In today's energy market, investors often try to distinguish between oil plays and natural gas plays, but the distinction is often moot -- most of today's wells produce a healthy amount of both.
The key to finding winning investments is to focus on the relative productivity of a firm's well.
The natural gas market appears to have settled into long-term equilibrium. You'll surely see short-term spikes in prices when the weather gets especially cold (as increasingly appears to be the case this winter).
But unless we have strongly overestimated that amount of untapped oil and gas remaining in our shale regions, then supply increases will be the likely result of any upward move in natural gas prices.
As a result, gas prices may move into the $4 to $4.25 per thousand cubic feet (Mcf) area, but much more upside than that is unlikely. In fact, the natural gas futures market doesn't anticipate a move up above the $4.50 mark until January 2019.
To be sure, gas prices in the $3.50 to $4.50 range explain why share prices of many gas producers remain in a funk. But even at these lower prices, some gas producers are extremely profitable. And it's all about geography.
As geologists have come to realize, some shale regions produce gushers with very little drilling effort. That helps keep expenses very low and enables firms operating in these areas to make ample profits even if gas prices fall to the lower end of the price range noted above.
The most productive shale regions in terms of natural gas production: the Haynesville and Marcellus shales. According to a recent report by the Energy Information Administration (EIA), these two regions are seeing robust output from every new well deployed. "Drilling productivity has increased 50% annually in the important Marcellus gas play and 30% annually in the Haynesville play," notes Barclay's Tom Driscoll in a recent report.

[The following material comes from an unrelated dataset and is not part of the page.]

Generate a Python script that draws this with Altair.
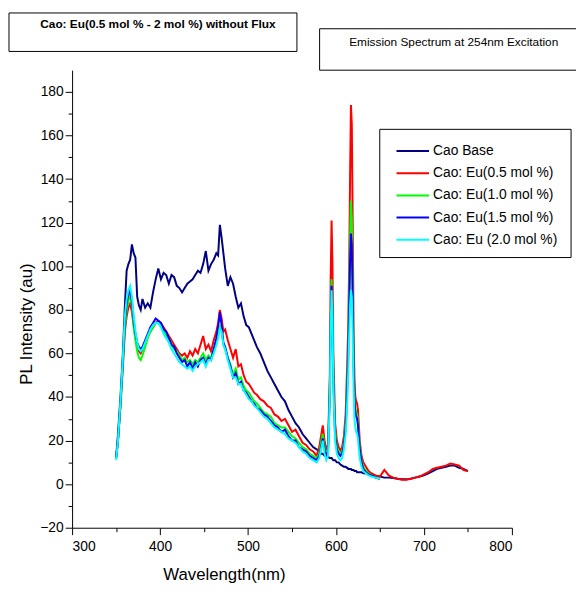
import altair as alt
import pandas as pd

# ---------------- data ----------------
wl = [
    350, 352, 355, 358, 360, 362, 364, 366, 368, 370,
    372, 374, 376, 378, 380, 383, 386, 389, 392, 395,
    398, 401, 404, 407, 410, 413, 416, 419, 422, 425,
    428, 431, 434, 437, 440, 443, 446, 449, 452, 455,
    458, 461, 464, 466, 468, 470, 472, 474, 477, 480,
    483, 486, 489, 492, 495, 498, 501, 504, 507, 510,
    514, 518, 522, 526, 530, 534, 538, 542, 546, 550,
    554, 558, 562, 566, 570, 574, 578, 581, 583, 585,
    587, 589, 591, 593, 594, 595, 596, 597, 599, 601,
    603, 605, 607, 609, 611, 612, 613, 614, 615, 616,
    617, 618, 619, 620, 621, 622, 623, 624, 625, 626,
    627, 629, 631, 634, 637, 640, 645, 650, 655, 660,
    665, 670, 675, 680, 685, 690, 695, 700, 705, 710,
    715, 720, 725, 730, 735, 740, 745, 750,
]

cao_base = [
    12, 22, 40, 62, 82, 98, 101, 103, 110, 106,
    104, 86, 82, 80, 85, 81, 83, 81, 88, 94,
    99, 94, 97, 96, 92, 96, 95, 91, 90, 88,
    90, 92, 93, 94, 96, 98, 97, 101, 107, 98,
    101, 103, 106, 105, 119, 113, 106, 99, 91, 95,
    92, 86, 81, 83, 77, 73, 72, 69, 66, 63,
    60, 56, 52, 49, 46, 43, 40, 38, 34, 31,
    28, 26, 23, 21, 19, 17, 16, 15, 14, 14,
    13, 13, 12.5, 12, 12, 12, 11.5, 11, 11, 10,
    10, 9, 8.5, 8, 8, 7.5, 7.5, 7, 7, 7,
    7, 6.5, 6.5, 6.5, 6, 6, 6, 5.5, 5.5, 5.5,
    5.5, 5.5, 5, 5, 4.5, 4, 3.8, 3.5, 3, 3,
    2.8, 2.5, 2.3, 2.2, 2.5, 3, 3.5, 4, 5, 6,
    7, 7.5, 8, 8.5, 8.5, 7.5, 7, 6,
]

eu_05 = [
    12, 19, 36, 56, 70, 77, 81, 83, 79, 73,
    68, 64, 61, 60, 62, 64, 68, 70, 72, 74,
    75, 74, 72, 70, 68, 66, 64, 62, 60, 59,
    60, 58, 61, 59, 62, 60, 64, 68, 62, 64,
    61, 66, 70, 74, 80, 76, 70, 71, 66, 62,
    58, 62, 54, 55, 50, 47, 46, 44, 42, 41,
    39, 38, 36, 35, 32, 31, 29, 30, 27, 24,
    25, 22, 19, 18, 16, 15, 13, 17, 22, 27,
    20, 16, 18, 50, 95, 121, 100, 60, 28, 20,
    17, 15.5, 17, 22, 32, 45, 58, 74, 100, 140,
    174, 165, 120, 70, 48, 40, 38, 37, 34, 27,
    20, 13, 10, 8, 6, 5, 4, 3.5, 6.5, 4,
    3, 2.5, 2, 2, 2.5, 3, 3.5, 4.5, 5.5, 7,
    7.5, 8, 8.5, 9.5, 9, 8.5, 6.5, 6,
]

eu_10 = [
    12, 19, 36, 57, 72, 80, 84, 87, 82, 72,
    66, 61, 58, 57, 59, 63, 67, 70, 72, 74,
    74, 73, 70, 68, 67, 64, 62, 61, 59, 57,
    58, 56, 57, 55, 57, 56, 58, 60, 57, 59,
    58, 62, 66, 68, 73, 70, 64, 62, 58, 55,
    50, 53, 48, 49, 45, 43, 42, 40, 38, 37,
    35, 33, 32, 31, 28, 27, 26, 26, 24, 22,
    21, 19, 17, 16, 14, 13, 12, 14, 19, 23,
    17, 14, 16, 45, 78, 94, 80, 50, 24, 17,
    15, 14, 15, 19, 28, 38, 50, 64, 85, 112,
    130, 122, 92, 58, 40, 35, 33, 32, 29, 23,
    17, 11, 8, 6, 5, 4, 3, 2.5,
]

eu_15 = [
    12, 19, 37, 59, 75, 83, 87, 89, 84, 75,
    69, 65, 63, 62, 63, 66, 69, 72, 74, 76,
    75, 74, 71, 70, 67, 64, 63, 60, 58, 56,
    57, 54, 56, 53, 56, 54, 57, 58, 55, 58,
    57, 62, 67, 72, 79, 73, 65, 63, 58, 54,
    49, 51, 46, 47, 43, 42, 40, 38, 37, 35,
    34, 32, 31, 29, 27, 26, 24, 25, 22, 20,
    20, 17, 16, 15, 13, 12, 11, 13, 17, 21,
    16, 13, 15, 42, 75, 91, 78, 48, 22, 16,
    14, 13, 14, 18, 26, 35, 47, 60, 80, 102,
    115, 110, 85, 55, 38, 33, 31, 30, 27, 21,
    16, 10, 7, 5.5, 4.5, 4, 3, 2.5,
]

eu_20 = [
    11, 19, 38, 60, 77, 85, 89, 91, 86, 77,
    70, 65, 62, 61, 62, 65, 68, 71, 73, 74,
    74, 72, 69, 67, 65, 62, 60, 58, 56, 55,
    54, 53, 54, 52, 54, 55, 56, 57, 54, 57,
    57, 60, 64, 67, 72, 70, 64, 62, 57, 53,
    49, 49, 46, 46, 43, 41, 39, 38, 36, 35,
    33, 31, 30, 28, 26, 25, 24, 23, 21, 20,
    19, 17, 15, 14, 12, 11, 10, 12, 16, 20,
    14, 11, 13, 40, 72, 89, 76, 45, 20, 14,
    12, 11, 12, 16, 23, 30, 40, 52, 68, 82,
    89, 86, 70, 45, 30, 26, 24, 23, 21, 16,
    12, 8, 6, 5, 4, 3.5, 3, 2.5,
]

series_names = [
    "Cao Base",
    "Cao: Eu(0.5 mol %)",
    "Cao: Eu(1.0 mol %)",
    "Cao: Eu(1.5 mol %)",
    "Cao: Eu (2.0 mol %)",
]
series_values = [cao_base, eu_05, eu_10, eu_15, eu_20]
series_colors = ["#000080", "#FF0000", "#00FF00", "#0000FF", "#00FFFF"]

x_ticks = list(range(300, 801, 50))
y_ticks = list(range(-20, 181, 10))

title_left = "Cao: Eu(0.5 mol % - 2 mol %) without Flux"
title_right = "Emission Spectrum at 254nm Excitation"

for v in series_values:
    if len(v) > len(wl):
        raise ValueError("series longer than wavelength grid")
if len(cao_base) != len(wl) or len(eu_05) != len(wl):
    raise ValueError("full series length mismatch")

FONT = "Liberation Sans"

# ---------------- encodings ----------------
x_enc = alt.X(
    "wl:Q",
    scale=alt.Scale(domain=[300, 800], nice=False, zero=False),
    axis=alt.Axis(
        values=x_ticks,
        labelExpr="datum.value % 100 === 0 ? datum.label : ''",
        tickSize={"condition": {"test": "datum.value % 100 === 0", "value": 7}, "value": 4},
        grid=False,
        domainColor="black",
        tickColor="black",
        labelColor="black",
        labelFont=FONT,
        labelFontSize=14,
        labelPadding=5,
        title="Wavelength(nm)",
        titleFont=FONT,
        titleFontSize=17,
        titleFontWeight="normal",
        titleColor="black",
        titleX=154,
        titleY=47,
        titleAlign="center",
        titleBaseline="middle",
    ),
)

y_enc = alt.Y(
    "val:Q",
    scale=alt.Scale(domain=[-20, 190], nice=False, zero=False),
    axis=alt.Axis(
        values=y_ticks,
        labelExpr="datum.value % 20 === 0 ? datum.label : ''",
        tickSize={"condition": {"test": "datum.value % 20 === 0", "value": 7}, "value": 4},
        grid=False,
        domainColor="black",
        tickColor="black",
        labelColor="black",
        labelFont=FONT,
        labelFontSize=14,
        labelPadding=2,
        title="PL Intensity (au)",
        titleFont=FONT,
        titleFontSize=17,
        titleFontWeight="normal",
        titleColor="black",
        titleX=-46,
        titleY=257,
        titleAlign="center",
        titleBaseline="middle",
        titleAngle=270,
    ),
)

layers = []
for name, vals, col in zip(series_names, series_values, series_colors):
    df = pd.DataFrame({"wl": wl[: len(vals)], "val": vals})
    layers.append(
        alt.Chart(df)
        .mark_line(color=col, strokeWidth=2)
        .encode(x=x_enc, y=y_enc)
    )

one = pd.DataFrame({"k": [0]})

# legend (manual, boxed)
legend_box = alt.Chart(one).mark_rect(fill="white", stroke="black", strokeWidth=1).encode(
    x=alt.value(312), x2=alt.value(506), y=alt.value(60), y2=alt.value(190)
)
layers.append(legend_box)
for i, (name, col) in enumerate(zip(series_names, series_colors)):
    yy = 82 + i * 22.5
    layers.append(
        alt.Chart(one).mark_rule(color=col, strokeWidth=2).encode(
            x=alt.value(329), x2=alt.value(362), y=alt.value(yy)
        )
    )
    layers.append(
        alt.Chart(pd.DataFrame({"t": [name]}))
        .mark_text(align="left", baseline="middle", font=FONT, fontSize=14, color="black")
        .encode(x=alt.value(366), y=alt.value(yy), text="t:N")
    )

# title boxes
box1 = alt.Chart(one).mark_rect(fill="white", stroke="black", strokeWidth=1).encode(
    x=alt.value(-64), x2=alt.value(228), y=alt.value(-58), y2=alt.value(-19)
)
txt1 = alt.Chart(pd.DataFrame({"t": [title_left]})).mark_text(
    align="center", baseline="middle", font=FONT, fontSize=12, fontWeight="bold", color="black"
).encode(x=alt.value(87), y=alt.value(-47), text="t:N")
box2 = alt.Chart(one).mark_rect(fill="white", stroke="black", strokeWidth=1).encode(
    x=alt.value(251), x2=alt.value(520), y=alt.value(-42), y2=alt.value(0)
)
txt2 = alt.Chart(pd.DataFrame({"t": [title_right]})).mark_text(
    align="center", baseline="middle", font=FONT, fontSize=12, color="black"
).encode(x=alt.value(387), y=alt.value(-29), text="t:N")
layers += [box1, txt1, box2, txt2]

chart = (
    alt.layer(*layers)
    .properties(
        width=446,
        height=464,
        autosize=alt.AutoSizeParams(type="none"),
        padding={"left": 65, "top": 59, "right": 65, "bottom": 52},
        background="white",
    )
    .configure_view(stroke=None)
)

chart.save("out.html", embed_options={"renderer": "svg", "actions": False})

Driscoll thinks the productive output in the Marcellus Shale is leading to solid output and profit gains for Noble Energy (NYSE: NBL). (Incidentally, I am a big fan of this company, thanks to its additional exposure to exposure to massive natural gas fields off of the coast of Israel.)
Changing Dynamics In Oil Productivity
Here's an unusual set of stats: Both the Eagle Ford shale and Permian Basin shale each account for roughly 1.2 million barrels of oil produced per day (according to the EIA). Yet each new rig that is going into service in the Eagle Ford produces an average 405 barrels a day (far above the industry average of 236). For the Permian Basin, that figure is just 79 barrels. The Bakken Shale joins the Eagle Ford as being the most productive region for new oil rigs.
Barclay's Driscoll is a fan of EOG but also recommends Marathon Oil (NYSE: MRO), thanks to its exposure to both the Eagle Ford and Bakken shales, and QEP Resources (NYSE: QEP), which has been extremely productive in the Bakken region.
Meanwhile, some shale regions, such as the Permian Basin, are proving to be a headache. Far too much money is being expended, only to find that output is disappointing. For producers, a fresh drop in gas prices would spell real trouble.
Barclay's Driscoll suggests investors avoid the Permian producers, singling out Devon Energy (NYSE: DVN), Pioneer Resources (NYSE: PXD) and Occidental Petroleum (NYSE: OXY) as companies for which he has a cautious view.
Risks to Consider: The biggest risk in the energy sector right now is oil prices, which have been moderating lately. If Iran and world negotiators eventually establish a long-term nuclear agreement, than Iran's return to the oil market is likely to push oil prices yet lower.
Action to Take --> Before you invest in any oil or gas producer, select a few companies for research and then compare their drilling costs per rig and relative output at each rig (which you can find in their 10-K's and 10-Qs). If the stocks appear to be comparatively valued in terms of price to cash flow, then you should stick with the operator that is better positioned to capitalize on the trends noted above.